It's a new year and already well-meaning resolutions are flying out of the window.
But if your new year’s resolution was to be more organised with your tax affairs, then time is of the essence as the deadline for self-assessment returns for 2015/16 is 31 January 2017.
At the end of 2016, HMRC forwarded a press release urging first-time self-assessment customers to register for a personal tax account and to see how easy submitting a tax return can be. Following its launch in December 2015, the personal tax account proved so popular and simple to use that 850,000 customers chose to submit their 2014/15 return through the service in January 2016.
The personal tax account is available to everyone and, once registered, each individual’s personal tax details are stored in one convenient and secure online place. Getting in touch with HMRC is faster too, with access to services such as webchat and virtual assistant.

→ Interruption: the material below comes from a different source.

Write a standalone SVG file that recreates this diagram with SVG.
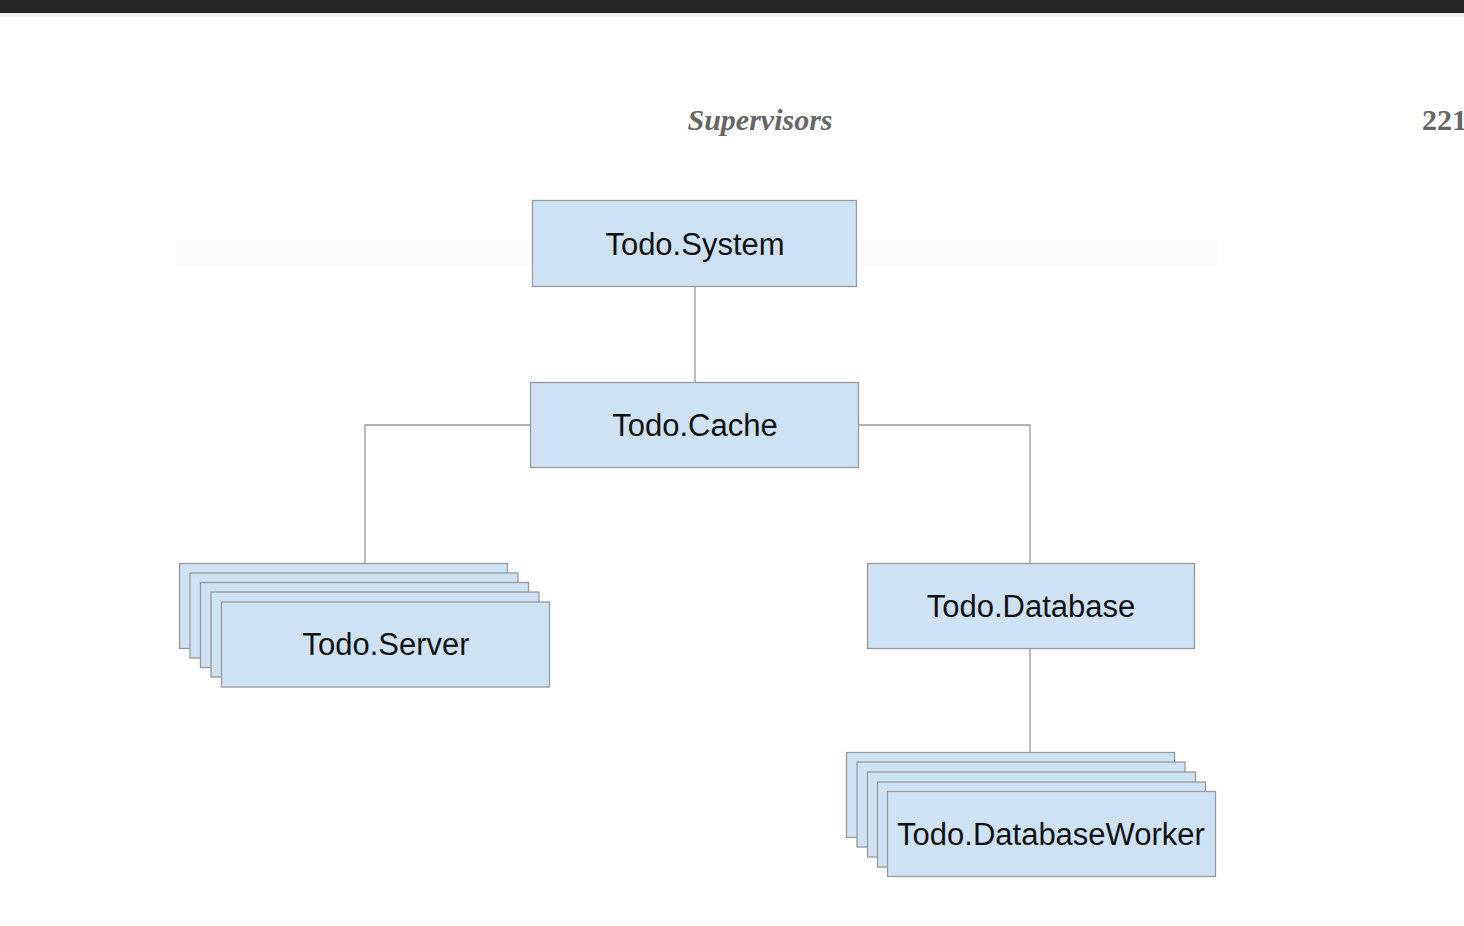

Individuals submitting their tax return online for the first time will need to register for an activation code, which will be posted to them and can take a couple of days to arrive.
Click here to read HM Revenue & Customs' 'Self Assessment is simple with a Personal Tax Account' press release.
Tax relief is available on pension contributions up to an individual’s highest rate of income tax. However, research conducted by Prudential in 2013 indicated that up to a quarter of higher rate taxpayers who contribute to any form of money purchase arrangement using relief at source, fail to claim their additional tax relief.
The additional relief can be achieved either by an adjustment to the individual’s tax code or by the completion of the self-assessment tax return. Unfortunately, some individuals who do complete tax returns are still missing out on tax relief because they do not fully understand how higher rate tax relief works. Many people do not realise that the onus is on them to contact HMRC.
Individuals will need to confirm pension contributions made in the tax year, and the pension provider can normally provide a schedule of contributions for the tax year in question.
However, the clock is ticking and HMRC has already warned that each year they receive a number of unusual excuses from self-assessment customers who haven’t completed their tax return on time. These include ‘My tax return was on my yacht … which caught fire’ and ‘My dog ate my tax return … and all of the reminders’.
HMRC has previously announced that they will treat those with genuine excuses leniently, as the focus for penalties is on those who persistently fail to complete their tax returns and deliberate tax evaders. Customers who provide HMRC with a reasonable excuse before the 31 January deadline can avoid a penalty after this date.
Finally, for individuals who may be considering scheme pays options for pension payments made/received in 2015/16, where the available annual allowance has been exceeded, the deadline to notify their provider/scheme is 31 July 2017.
So, let’s start the New Year by getting our 2015/16 tax position right. Then we can look at what tax planning can be done with the remainder of the 2016/17 tax year!